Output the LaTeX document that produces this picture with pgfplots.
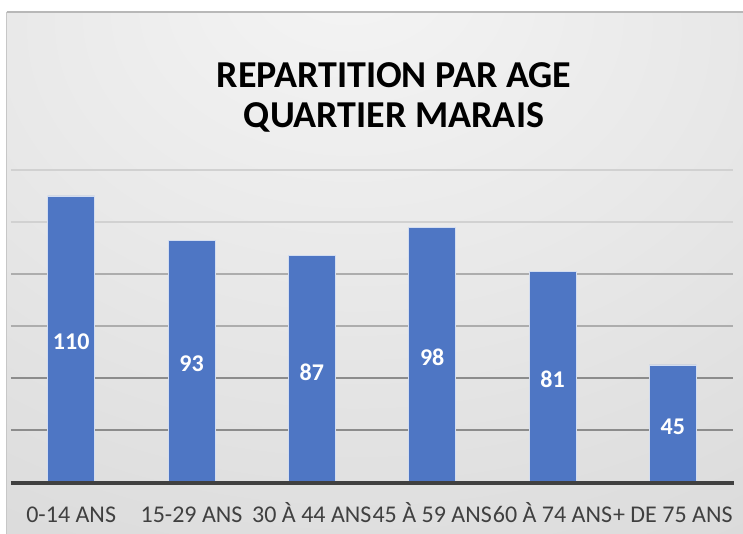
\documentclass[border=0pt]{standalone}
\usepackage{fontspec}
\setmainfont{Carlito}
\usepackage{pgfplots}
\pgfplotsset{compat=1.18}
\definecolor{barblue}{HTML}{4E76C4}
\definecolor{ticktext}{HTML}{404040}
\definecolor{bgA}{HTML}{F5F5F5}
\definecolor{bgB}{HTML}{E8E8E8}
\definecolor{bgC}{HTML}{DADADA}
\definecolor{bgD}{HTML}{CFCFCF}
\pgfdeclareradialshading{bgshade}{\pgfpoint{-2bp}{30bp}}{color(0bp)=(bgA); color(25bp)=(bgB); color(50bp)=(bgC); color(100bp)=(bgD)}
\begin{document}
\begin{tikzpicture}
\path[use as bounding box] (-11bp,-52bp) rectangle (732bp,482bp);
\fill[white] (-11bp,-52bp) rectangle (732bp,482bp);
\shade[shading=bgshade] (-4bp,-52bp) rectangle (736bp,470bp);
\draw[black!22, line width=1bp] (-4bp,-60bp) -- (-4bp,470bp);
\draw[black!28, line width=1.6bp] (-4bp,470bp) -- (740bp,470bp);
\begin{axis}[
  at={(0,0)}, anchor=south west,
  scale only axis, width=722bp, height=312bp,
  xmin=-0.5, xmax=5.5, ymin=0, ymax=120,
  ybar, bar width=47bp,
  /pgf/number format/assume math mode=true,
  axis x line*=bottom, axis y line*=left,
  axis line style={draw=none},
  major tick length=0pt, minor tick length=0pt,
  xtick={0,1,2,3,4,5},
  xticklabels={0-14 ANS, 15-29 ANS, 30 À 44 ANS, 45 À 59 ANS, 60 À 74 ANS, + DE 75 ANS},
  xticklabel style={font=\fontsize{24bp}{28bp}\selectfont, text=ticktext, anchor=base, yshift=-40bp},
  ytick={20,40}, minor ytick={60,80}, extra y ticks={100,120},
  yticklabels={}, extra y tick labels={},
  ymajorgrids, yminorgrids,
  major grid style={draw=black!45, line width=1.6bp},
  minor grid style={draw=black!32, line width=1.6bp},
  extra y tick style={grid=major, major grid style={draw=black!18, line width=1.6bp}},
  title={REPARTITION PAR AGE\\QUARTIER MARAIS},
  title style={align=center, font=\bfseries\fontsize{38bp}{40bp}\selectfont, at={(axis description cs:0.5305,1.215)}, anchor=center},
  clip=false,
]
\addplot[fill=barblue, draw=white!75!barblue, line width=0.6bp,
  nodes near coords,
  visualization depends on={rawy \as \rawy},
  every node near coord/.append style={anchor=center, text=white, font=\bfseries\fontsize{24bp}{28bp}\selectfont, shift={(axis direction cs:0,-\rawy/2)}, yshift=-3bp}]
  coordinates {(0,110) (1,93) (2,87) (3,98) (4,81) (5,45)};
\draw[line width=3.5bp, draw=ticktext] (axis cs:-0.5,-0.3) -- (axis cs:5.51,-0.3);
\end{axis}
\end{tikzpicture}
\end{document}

════════════════

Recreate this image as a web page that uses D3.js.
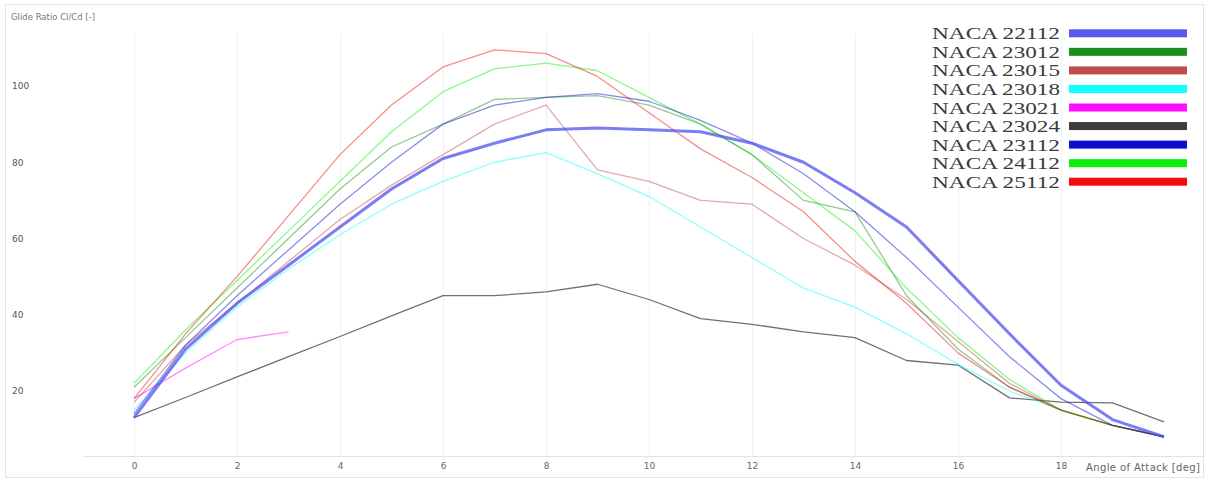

════════════════

## [Directive]
Within the material above, find the lines that contain the word "this"; copy them.

## [Task result]
Output the LaTeX document that produces this picture with pgfplots.
Recreate this image as a web page that uses D3.js.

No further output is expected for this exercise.